Meghann Cassidy is Assistant Professor of English at the Ecole Polytechnique in Paris. A background in contemporary philosophy and contemporary uses of classical thought sparked her keen interest in acts of interpretation, translation, and misunderstanding. Her current work centers on language, make-believe and political action specifically in Afro-Caribbean, feminist, and materialist poetry and philosophy.
Summary
This volume’s aim is to shed new light on cultural misunderstanding, examining both the obstacles and outcomes it can entail. In the field of literary and song translation in particular, cultural misunderstanding can engender compound and wide-ranging effects. Occurrences can lead to ambiguity, the distortion of source texts or the spread of false or potentially harmful cultural images.

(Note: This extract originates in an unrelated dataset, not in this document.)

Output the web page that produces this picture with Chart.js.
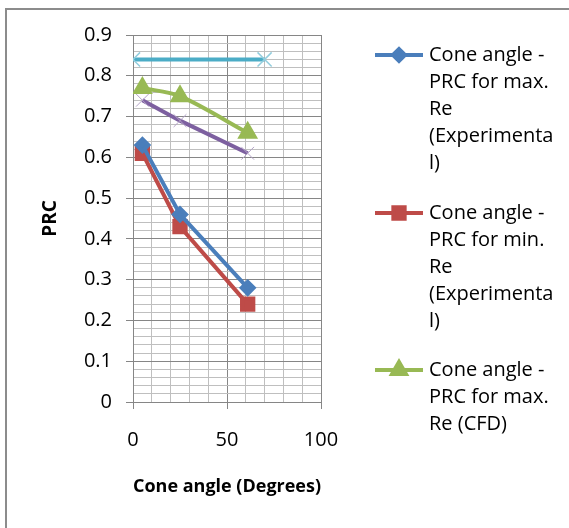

Yet these misunderstandings can also be fruitful, dynamic phenomena with highly creative potential. Following an interdisciplinary approach, the volume’s chapters navigate thorny yet fertile instances of cultural misunderstanding, including song translation for Polish national television, the “exportation” of anglophone pop songs to Germany and France, Bob Dylan in French, Spanish, or Portuguese, Rimbaud’s poems translated into Norwegian, American Broadway musicals staged in Chinese, or the translation of Iranian novels into French. The volume’s contributors approach their subject matter from different academic backgrounds in music, literature, translation studies and linguistics.